Se andiamo, poi, a ricercare gli altri documenti nei quali il concilio Vaticano ii ha ripreso questa espressione, ci accorgiamo d'una piccola differenza. In effetti in Lumen Gentium al n. 11 e in Presbyterorum Ordinis al n. 5 si dice, con riferimento all'eucaristia, che questa è "la fonte e il culmine" della vita della Chiesa.
Questa differenza nell'ordine dei termini usati la ritroviamo in genere nei documenti del recente magistero: si preferisce anteporre la parola "fonte" alla parola "culmine". Potremmo dire, in conclusione, che c'è stata un'evoluzione nell'uso di questa terminologia.
E ora è lecito chiedersi: è proprio tanto importante ricordare l'esistenza di questi due termini e definirne con esattezza l'ordine di precedenza?. La risposta è sì e il motivo è il seguente: solo a partire dalla compresenza di questi due termini è possibile accostarsi a tutta intera la stupenda ricchezza della liturgia della Chiesa; e, d'altra parte, solo assicurando il loro esatto ordine di precedenza, ci è dato di gustare la verità della celebrazione liturgica.
Se la liturgia fosse soltanto "culmine" della vita della Chiesa vorrebbe dire che essa sarebbe semplicemente il punto di arrivo del nostro cammino, il termine più alto a cui tendere della nostra storia spirituale, il frutto del nostro impegno e delle nostre opere. In verità, la liturgia è insieme e ancor prima "fonte" della vita della Chiesa, vale a dire grazia, dono che scende dall'alto e che rende possibile il nostro cammino cristiano, la nostra storia spirituale, il nostro impegno e le nostre opere di santità. È, questa, la verità cattolica del primato della grazia.
Ricordo quanto afferma in proposito, soffermandosi sull'eucaristia, Papa Benedetto XVI nell'esortazione apostolica post-sinodale Sacramentum caritatis: "Poiché nell'Eucaristia si rende presente il sacrificio redentore di Cristo, si deve innanzitutto riconoscere che c'è un influsso causale dell'Eucaristia alle origini stesse della Chiesa. L'Eucaristia è Cristo che si dona a noi, edificandoci continuamente come suo corpo. Pertanto, nella suggestiva circolarità tra Eucaristia che edifica la Chiesa e Chiesa stessa che fa l'Eucaristia, la causalità primaria è quella espressa nella prima formula: la Chiesa può celebrare e adorare il mistero di Cristo presente nell'Eucaristia proprio perché Cristo stesso si è donato per primo ad essa nel sacrificio della croce.
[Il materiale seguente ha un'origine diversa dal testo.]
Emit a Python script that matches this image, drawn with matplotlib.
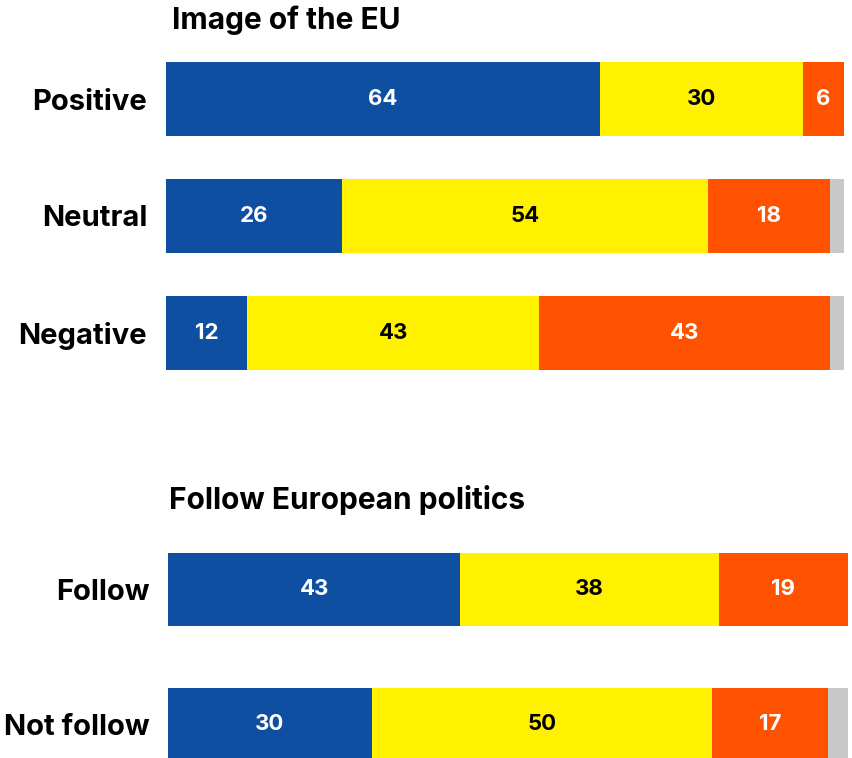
import matplotlib.pyplot as plt

plt.rcParams['font.family'] = ['Inter', 'DejaVu Sans']
plt.rcParams['font.weight'] = 'bold'

# data
image_labels = ['Positive', 'Neutral', 'Negative']
image_pos = [64, 26, 12]
image_neu = [30, 54, 43]
image_neg = [6, 18, 43]
image_other = [0, 2, 2]

follow_labels = ['Follow', 'Not follow']
follow_pos = [43, 30]
follow_neu = [38, 50]
follow_neg = [19, 17]
follow_other = [0, 3]

colors = ['#0e4fa2', '#fff100', '#ff5200', '#c8c8c8']
text_colors = ['white', 'black', 'white', None]

W, H = 853, 758
fig = plt.figure(figsize=(W / 100, H / 100), dpi=100)


def panel(left, right, top, bottom, labels, series, bar_frac):
    ax = fig.add_axes([left / W, 1 - bottom / H, (right - left) / W, (bottom - top) / H])
    n = len(labels)
    half = bar_frac / 2
    ys = list(range(n))
    starts = [0] * n
    for vals, col, tcol in zip(series, colors, text_colors):
        ax.barh(ys, vals, left=starts, height=bar_frac, color=col, edgecolor='none')
        if tcol:
            for y, s, v in zip(ys, starts, vals):
                if v > 0:
                    ax.text(s + v / 2, y, str(v), ha='center', va='center',
                            color=tcol, fontsize=16, fontweight='bold')
        starts = [s + v for s, v in zip(starts, vals)]
    ax.set_xlim(0, 100)
    ax.set_ylim(n - 1 + half, -half)
    ax.set_yticks(ys)
    ax.set_yticklabels(labels, fontsize=21, fontweight='bold')
    ax.tick_params(axis='y', length=0, pad=13.5)
    ax.set_xticks([])
    for sp in ax.spines.values():
        sp.set_visible(False)
    return ax


panel(166, 844, 62, 370, image_labels,
      [image_pos, image_neu, image_neg, image_other], 74 / 117)
panel(168, 848, 553, 761, follow_labels,
      [follow_pos, follow_neu, follow_neg, follow_other], 73 / 135)

fig.text(172 / W, 1 - 20 / H, 'Image of the EU', ha='left', va='center',
         fontsize=21.5, fontweight='bold')
fig.text(169 / W, 1 - 500 / H, 'Follow European politics', ha='left', va='center',
         fontsize=21.5, fontweight='bold')

fig.savefig('out.png', dpi=100)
La possibilità per la Chiesa di fare l'Eucaristia è tutta radicata nella donazione che Cristo le ha fatto di se stesso" (n. 14).
Come a dire che l'eucaristia, e con essa tutta la liturgia, è prima fonte e poi culmine della vita della Chiesa.
D'altra parte, non è questa anche la nostra personale esperienza nella vita della fede? Parlo per un istante di me; ma parlando di me, sono certo di dare voce anche a ciascuno di voi. Quando torno indietro con il pensiero e mi fermo a considerare la storia della mia vocazione, mi appare sempre nitidissimo l'intervento del Signore che, con la sua grazia, ha preceduto e reso possibile la mia risposta. Non sono io che ho amato Dio, è Dio che ha amato me per primo. Se talora mi accade di pensare di essere stato io in qualche momento l'artefice della ricerca di Dio, subito, a un esame più attento, mi accorgo che la mia ricerca è stata possibile perché Dio per primo ha cercato me. E questo mi accade ogni giorno, nello svolgersi di quella vocazione quotidiana che, lo sappiamo bene tutti, è la storia di ciascuno di noi con Dio. Così mi dico e vi dico: la mia, la nostra vocazione è stata una splendida liturgia! La mia, la nostra quotidiana storia di fede è una splendida liturgia! Gesù Cristo è il culmine della nostra vita, vale a dire la meta a cui tendiamo, perché anzitutto ne è stato e ne è la fonte.
Ecco, dunque, perché è importante ricordare l'esistenza di questi due termini e definirne con esattezza l'ordine di precedenza. Ed è quello che don Gagliardi con molta chiarezza fa nel suo testo.